● **GIVEN REQUEST**
Determine how many lines contain the string "LaTeX". Respond with that number and nothing more.

#### DATA FOR PROCESSING ####

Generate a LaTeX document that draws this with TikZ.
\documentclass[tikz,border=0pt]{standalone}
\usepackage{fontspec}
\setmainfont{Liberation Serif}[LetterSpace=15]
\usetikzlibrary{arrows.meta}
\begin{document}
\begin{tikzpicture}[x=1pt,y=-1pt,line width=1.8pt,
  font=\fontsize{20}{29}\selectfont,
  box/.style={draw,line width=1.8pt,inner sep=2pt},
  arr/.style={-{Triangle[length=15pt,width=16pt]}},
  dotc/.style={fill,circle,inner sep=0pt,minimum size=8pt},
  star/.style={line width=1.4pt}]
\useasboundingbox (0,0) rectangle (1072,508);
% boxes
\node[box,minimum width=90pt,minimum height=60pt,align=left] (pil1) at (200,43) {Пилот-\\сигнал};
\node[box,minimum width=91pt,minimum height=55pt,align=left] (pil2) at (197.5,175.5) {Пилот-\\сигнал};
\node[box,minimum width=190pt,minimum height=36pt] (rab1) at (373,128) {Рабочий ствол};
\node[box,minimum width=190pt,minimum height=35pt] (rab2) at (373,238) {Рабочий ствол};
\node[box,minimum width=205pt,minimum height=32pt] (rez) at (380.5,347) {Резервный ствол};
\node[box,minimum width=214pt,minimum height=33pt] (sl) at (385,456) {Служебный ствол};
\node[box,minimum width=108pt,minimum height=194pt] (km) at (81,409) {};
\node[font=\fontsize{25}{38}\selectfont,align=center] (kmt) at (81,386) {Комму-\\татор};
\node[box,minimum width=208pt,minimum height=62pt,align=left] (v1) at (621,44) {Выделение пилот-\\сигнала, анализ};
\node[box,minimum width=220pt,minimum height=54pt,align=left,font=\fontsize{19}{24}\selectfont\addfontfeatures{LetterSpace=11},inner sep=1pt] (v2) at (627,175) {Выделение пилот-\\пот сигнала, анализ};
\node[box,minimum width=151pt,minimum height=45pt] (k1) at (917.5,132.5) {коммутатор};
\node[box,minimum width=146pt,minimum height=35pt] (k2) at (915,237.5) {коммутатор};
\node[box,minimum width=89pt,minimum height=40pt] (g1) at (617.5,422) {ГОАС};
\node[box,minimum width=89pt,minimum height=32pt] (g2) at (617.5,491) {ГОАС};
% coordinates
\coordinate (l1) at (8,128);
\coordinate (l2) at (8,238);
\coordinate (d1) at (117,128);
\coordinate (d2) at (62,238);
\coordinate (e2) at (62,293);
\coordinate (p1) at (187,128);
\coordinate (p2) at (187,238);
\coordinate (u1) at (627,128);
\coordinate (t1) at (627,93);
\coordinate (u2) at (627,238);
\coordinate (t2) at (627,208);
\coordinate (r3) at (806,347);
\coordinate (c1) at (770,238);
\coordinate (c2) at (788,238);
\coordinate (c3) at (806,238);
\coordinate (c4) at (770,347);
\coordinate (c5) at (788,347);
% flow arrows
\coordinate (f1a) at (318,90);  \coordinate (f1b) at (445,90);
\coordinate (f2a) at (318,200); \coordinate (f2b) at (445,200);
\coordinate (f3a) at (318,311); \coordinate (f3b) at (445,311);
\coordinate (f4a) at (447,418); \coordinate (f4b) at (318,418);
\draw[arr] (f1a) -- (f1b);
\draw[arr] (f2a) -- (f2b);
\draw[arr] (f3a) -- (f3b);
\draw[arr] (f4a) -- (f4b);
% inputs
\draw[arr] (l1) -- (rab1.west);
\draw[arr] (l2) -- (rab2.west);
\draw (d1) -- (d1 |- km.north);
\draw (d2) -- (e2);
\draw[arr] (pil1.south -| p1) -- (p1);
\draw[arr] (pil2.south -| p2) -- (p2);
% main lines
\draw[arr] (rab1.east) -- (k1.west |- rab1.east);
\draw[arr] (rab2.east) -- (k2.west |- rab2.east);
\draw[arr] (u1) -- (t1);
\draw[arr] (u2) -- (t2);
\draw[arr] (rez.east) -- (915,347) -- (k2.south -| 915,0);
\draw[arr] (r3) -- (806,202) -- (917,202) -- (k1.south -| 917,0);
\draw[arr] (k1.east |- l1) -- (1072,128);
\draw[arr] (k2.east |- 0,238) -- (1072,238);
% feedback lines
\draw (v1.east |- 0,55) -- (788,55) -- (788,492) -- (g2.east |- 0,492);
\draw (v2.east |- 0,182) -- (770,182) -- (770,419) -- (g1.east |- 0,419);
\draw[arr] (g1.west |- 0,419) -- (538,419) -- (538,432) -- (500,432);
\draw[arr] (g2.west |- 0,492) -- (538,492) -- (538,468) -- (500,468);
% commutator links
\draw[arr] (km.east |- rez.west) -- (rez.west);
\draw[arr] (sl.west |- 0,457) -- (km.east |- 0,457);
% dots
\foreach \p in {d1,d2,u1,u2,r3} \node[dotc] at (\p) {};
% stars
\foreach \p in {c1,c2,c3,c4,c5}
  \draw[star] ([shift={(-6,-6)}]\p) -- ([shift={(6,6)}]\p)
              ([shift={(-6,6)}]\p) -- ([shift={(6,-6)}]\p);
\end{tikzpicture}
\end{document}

####
#### DATA FOR PROCESSING ####

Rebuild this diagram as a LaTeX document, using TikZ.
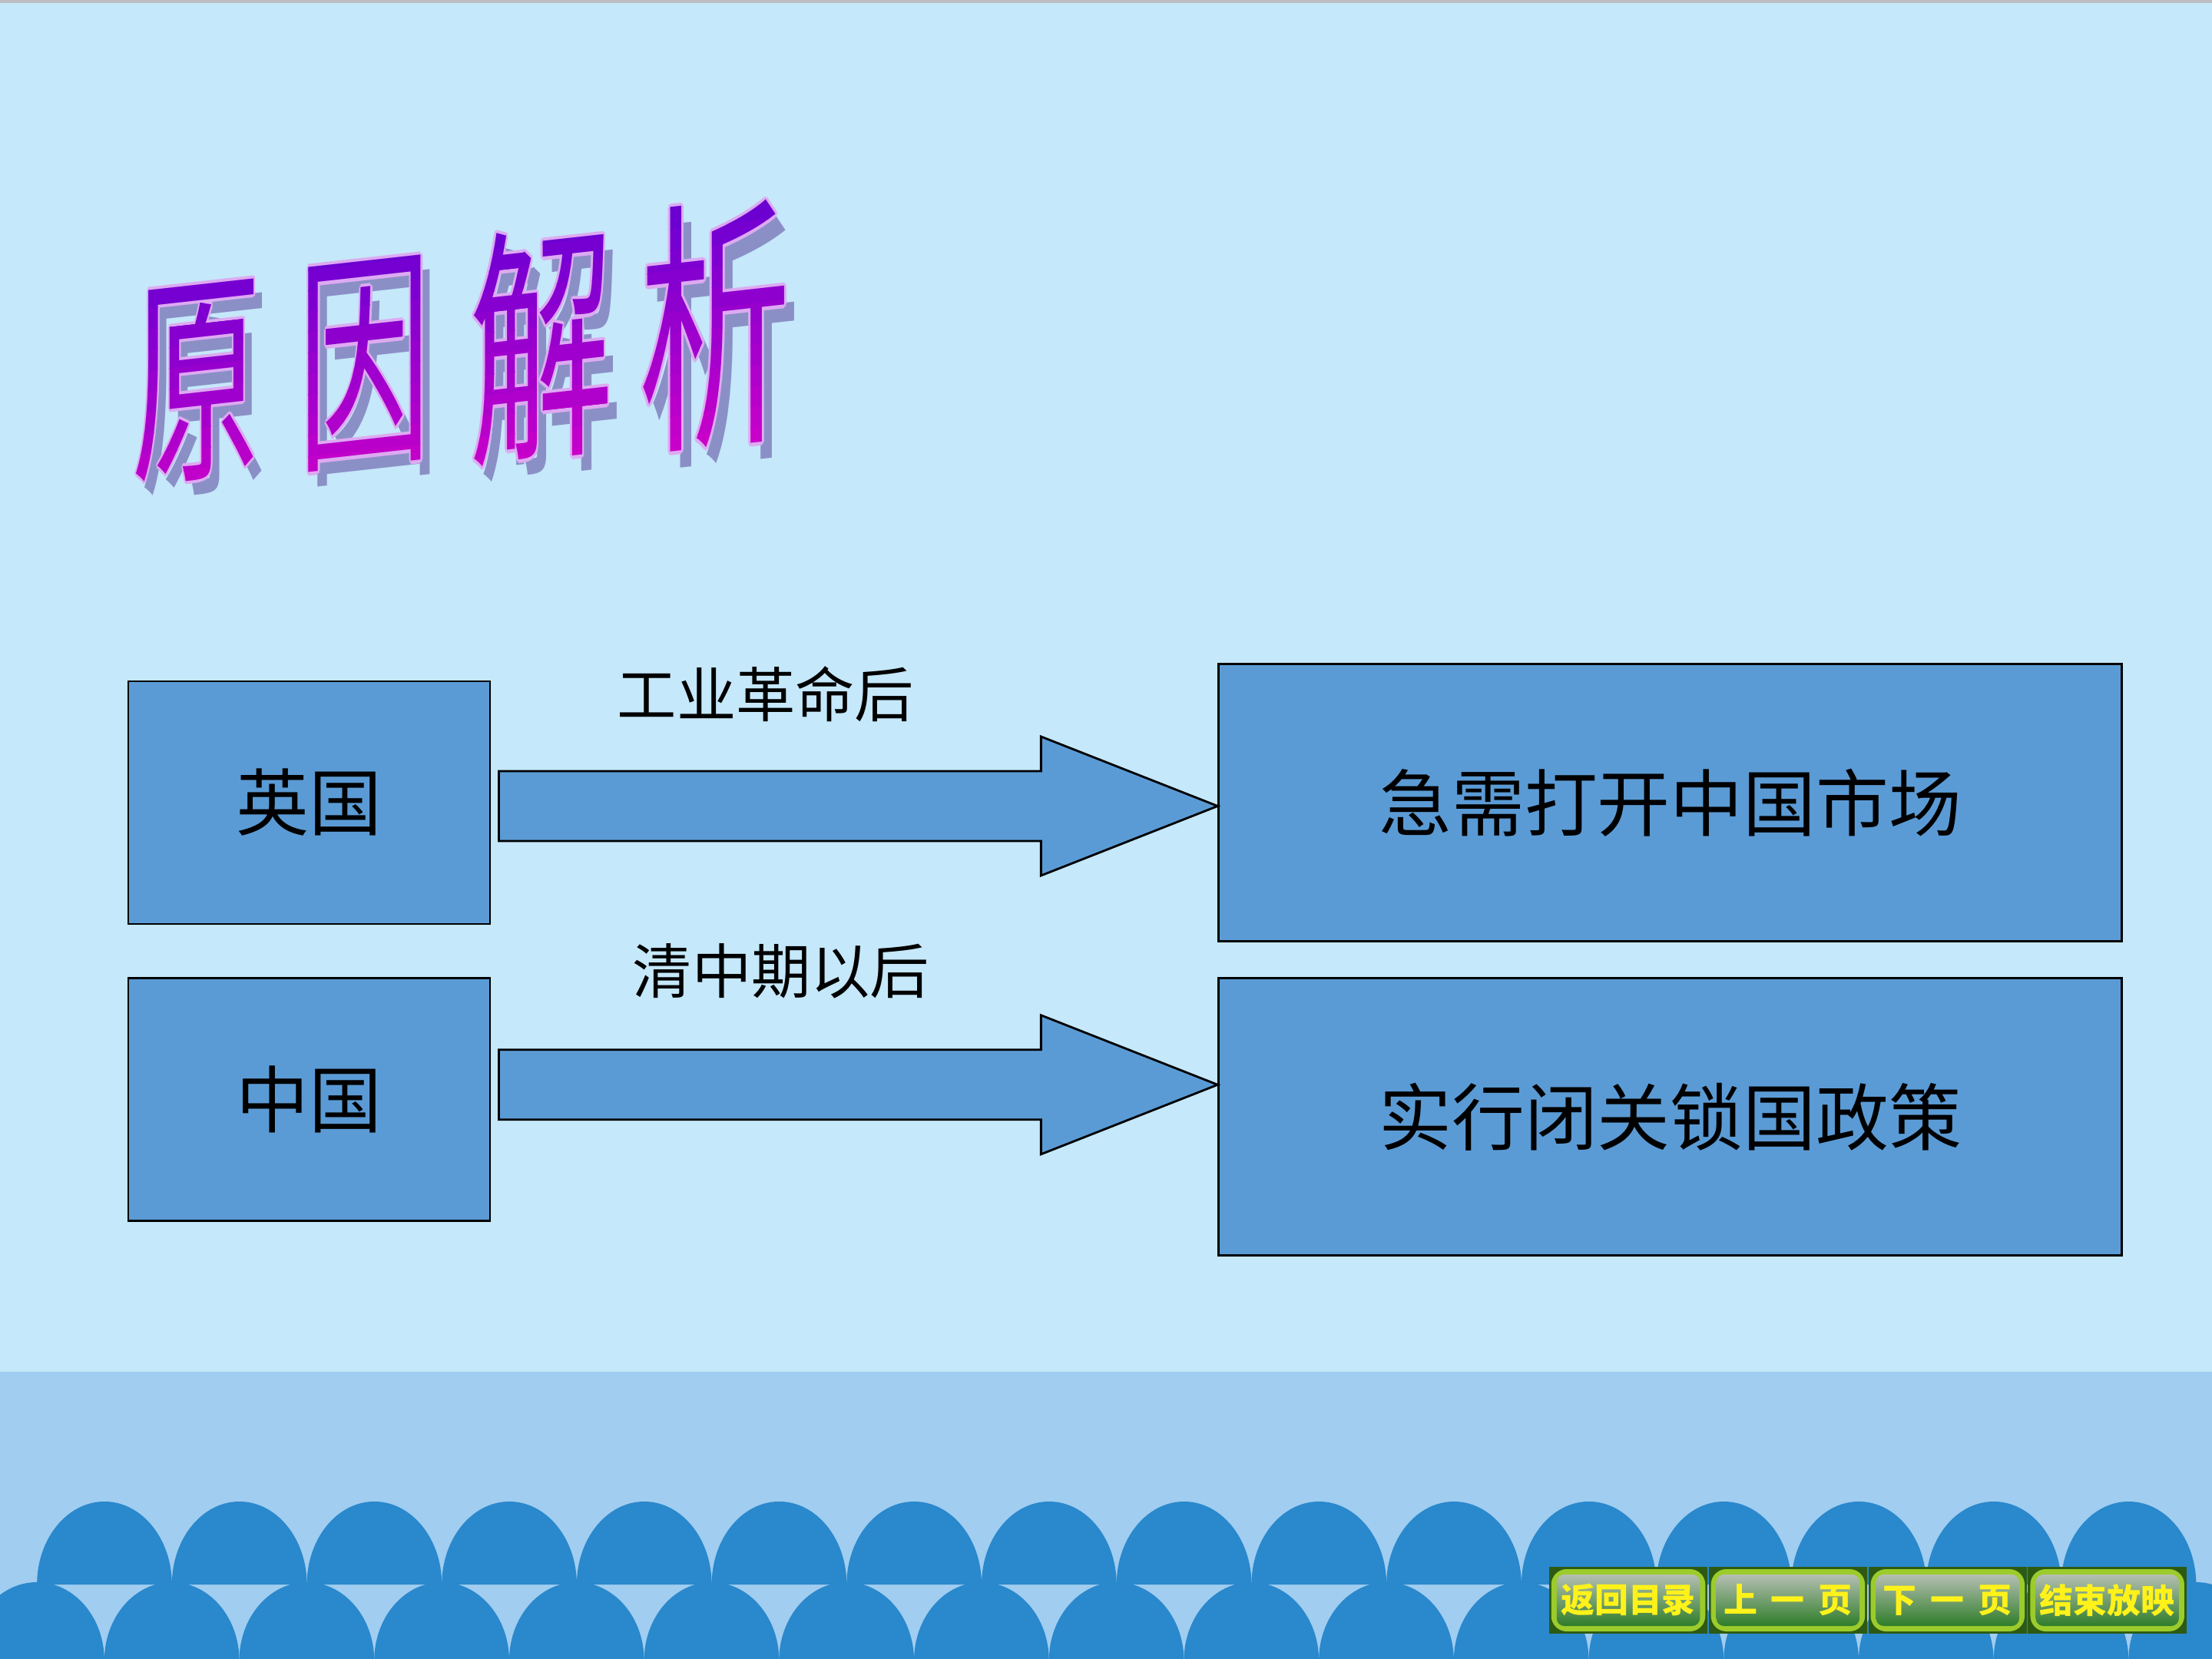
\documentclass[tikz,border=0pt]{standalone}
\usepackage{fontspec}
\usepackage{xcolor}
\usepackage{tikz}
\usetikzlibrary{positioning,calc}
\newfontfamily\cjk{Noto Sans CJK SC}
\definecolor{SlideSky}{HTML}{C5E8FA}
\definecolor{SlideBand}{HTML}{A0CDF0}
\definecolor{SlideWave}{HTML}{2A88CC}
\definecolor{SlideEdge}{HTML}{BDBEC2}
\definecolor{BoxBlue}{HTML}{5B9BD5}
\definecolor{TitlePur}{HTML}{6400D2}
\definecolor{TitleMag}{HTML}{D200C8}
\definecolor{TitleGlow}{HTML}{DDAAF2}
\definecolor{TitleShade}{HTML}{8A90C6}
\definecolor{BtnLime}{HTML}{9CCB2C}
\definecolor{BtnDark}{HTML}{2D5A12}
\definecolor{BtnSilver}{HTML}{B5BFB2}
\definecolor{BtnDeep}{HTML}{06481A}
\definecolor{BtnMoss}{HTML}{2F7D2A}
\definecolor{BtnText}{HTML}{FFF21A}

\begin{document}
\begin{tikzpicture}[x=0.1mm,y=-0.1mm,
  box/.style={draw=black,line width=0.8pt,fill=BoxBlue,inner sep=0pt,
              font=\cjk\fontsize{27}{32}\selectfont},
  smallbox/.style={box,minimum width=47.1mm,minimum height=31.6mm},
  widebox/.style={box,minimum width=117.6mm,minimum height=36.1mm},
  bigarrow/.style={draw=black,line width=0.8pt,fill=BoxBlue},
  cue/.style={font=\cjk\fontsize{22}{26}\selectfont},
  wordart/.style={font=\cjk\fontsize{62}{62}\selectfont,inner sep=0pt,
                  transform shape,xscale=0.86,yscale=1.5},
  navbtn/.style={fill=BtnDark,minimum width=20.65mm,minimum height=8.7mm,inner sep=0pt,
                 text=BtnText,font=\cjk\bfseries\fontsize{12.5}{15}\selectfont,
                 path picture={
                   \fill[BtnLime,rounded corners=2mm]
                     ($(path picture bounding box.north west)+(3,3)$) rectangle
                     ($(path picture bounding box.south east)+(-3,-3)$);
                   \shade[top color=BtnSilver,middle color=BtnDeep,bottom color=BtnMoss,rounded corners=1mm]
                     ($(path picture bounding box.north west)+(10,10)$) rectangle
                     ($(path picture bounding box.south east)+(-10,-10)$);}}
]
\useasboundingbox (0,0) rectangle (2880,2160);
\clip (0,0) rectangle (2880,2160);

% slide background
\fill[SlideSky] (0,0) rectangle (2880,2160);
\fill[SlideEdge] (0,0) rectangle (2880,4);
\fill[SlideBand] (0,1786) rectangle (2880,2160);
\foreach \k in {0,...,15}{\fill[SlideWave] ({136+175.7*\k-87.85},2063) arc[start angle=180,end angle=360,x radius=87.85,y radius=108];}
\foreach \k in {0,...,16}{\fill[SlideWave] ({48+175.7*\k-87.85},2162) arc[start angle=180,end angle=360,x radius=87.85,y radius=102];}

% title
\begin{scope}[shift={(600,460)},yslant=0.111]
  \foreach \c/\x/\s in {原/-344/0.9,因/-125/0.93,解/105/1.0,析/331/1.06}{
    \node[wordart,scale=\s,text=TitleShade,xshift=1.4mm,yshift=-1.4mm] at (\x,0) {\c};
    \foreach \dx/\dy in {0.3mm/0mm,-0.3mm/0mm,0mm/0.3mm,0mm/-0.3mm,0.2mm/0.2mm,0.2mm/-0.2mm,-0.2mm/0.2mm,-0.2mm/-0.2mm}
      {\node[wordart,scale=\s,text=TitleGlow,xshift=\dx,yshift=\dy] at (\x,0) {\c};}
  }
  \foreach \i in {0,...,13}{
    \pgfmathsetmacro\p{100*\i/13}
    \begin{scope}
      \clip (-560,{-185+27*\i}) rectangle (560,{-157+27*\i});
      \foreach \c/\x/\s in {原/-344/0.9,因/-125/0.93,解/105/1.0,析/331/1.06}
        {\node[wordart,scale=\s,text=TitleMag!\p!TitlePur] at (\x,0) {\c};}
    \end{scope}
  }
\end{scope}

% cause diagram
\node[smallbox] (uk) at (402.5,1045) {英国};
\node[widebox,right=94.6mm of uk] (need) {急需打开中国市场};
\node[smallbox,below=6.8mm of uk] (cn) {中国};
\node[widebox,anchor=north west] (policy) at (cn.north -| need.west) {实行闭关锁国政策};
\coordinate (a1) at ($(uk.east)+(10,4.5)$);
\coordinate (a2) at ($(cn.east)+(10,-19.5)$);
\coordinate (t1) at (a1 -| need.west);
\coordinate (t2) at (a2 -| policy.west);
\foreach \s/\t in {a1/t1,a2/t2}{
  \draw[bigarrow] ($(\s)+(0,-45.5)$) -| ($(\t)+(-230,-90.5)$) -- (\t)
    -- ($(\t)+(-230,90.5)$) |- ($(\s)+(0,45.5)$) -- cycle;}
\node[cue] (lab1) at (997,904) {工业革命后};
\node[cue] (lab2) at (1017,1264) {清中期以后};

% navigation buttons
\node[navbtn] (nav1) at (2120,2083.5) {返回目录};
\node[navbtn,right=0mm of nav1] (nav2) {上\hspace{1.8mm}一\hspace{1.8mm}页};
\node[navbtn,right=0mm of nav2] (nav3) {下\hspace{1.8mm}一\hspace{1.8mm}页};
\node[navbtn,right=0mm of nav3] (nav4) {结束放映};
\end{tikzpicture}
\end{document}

####
#### DATA FOR PROCESSING ####

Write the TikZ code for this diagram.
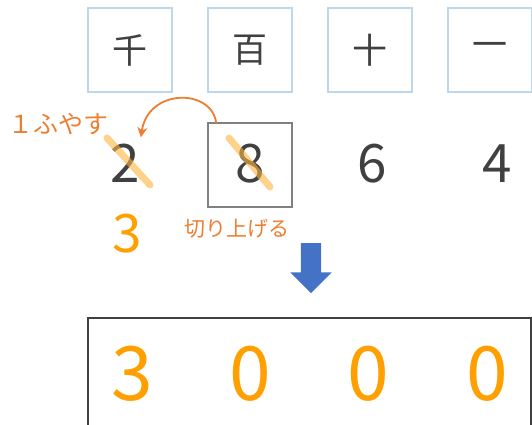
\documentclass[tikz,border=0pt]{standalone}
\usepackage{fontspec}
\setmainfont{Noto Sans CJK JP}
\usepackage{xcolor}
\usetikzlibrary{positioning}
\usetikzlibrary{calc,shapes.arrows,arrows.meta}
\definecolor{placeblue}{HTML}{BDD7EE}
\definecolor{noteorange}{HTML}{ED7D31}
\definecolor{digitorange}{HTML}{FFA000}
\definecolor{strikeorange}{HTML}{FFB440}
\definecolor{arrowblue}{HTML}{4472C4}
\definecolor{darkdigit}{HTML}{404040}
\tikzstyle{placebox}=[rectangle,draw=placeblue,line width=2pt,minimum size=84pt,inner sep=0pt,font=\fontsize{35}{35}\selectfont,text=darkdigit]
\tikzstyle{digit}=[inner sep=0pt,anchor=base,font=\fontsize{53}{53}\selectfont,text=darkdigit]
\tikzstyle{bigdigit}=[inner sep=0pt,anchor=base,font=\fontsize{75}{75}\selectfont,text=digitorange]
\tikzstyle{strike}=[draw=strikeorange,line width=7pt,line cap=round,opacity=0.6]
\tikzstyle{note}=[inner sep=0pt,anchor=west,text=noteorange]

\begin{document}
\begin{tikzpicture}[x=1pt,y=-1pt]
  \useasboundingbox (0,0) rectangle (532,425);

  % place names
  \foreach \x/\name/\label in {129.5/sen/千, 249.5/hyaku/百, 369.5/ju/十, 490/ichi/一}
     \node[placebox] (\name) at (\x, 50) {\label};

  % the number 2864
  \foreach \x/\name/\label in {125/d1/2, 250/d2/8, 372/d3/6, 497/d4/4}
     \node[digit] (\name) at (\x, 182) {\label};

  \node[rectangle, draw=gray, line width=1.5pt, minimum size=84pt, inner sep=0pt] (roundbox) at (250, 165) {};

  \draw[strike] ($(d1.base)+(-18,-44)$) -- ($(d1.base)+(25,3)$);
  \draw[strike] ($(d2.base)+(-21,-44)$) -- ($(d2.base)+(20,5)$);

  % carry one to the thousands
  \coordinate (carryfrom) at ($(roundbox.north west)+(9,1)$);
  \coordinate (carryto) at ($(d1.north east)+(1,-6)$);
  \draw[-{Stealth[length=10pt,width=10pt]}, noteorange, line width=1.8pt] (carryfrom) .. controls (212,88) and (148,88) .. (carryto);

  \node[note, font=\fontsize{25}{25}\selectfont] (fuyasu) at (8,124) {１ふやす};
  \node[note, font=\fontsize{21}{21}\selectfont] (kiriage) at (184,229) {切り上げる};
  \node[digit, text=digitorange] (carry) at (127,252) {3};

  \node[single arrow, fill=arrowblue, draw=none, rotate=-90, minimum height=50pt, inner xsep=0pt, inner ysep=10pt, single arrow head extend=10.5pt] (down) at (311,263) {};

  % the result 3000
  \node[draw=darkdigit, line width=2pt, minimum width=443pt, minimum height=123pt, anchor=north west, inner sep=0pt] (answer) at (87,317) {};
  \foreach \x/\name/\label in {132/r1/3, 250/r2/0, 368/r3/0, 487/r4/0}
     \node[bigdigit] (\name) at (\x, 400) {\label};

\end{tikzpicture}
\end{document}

####

● **SOLUTION BELOW**
2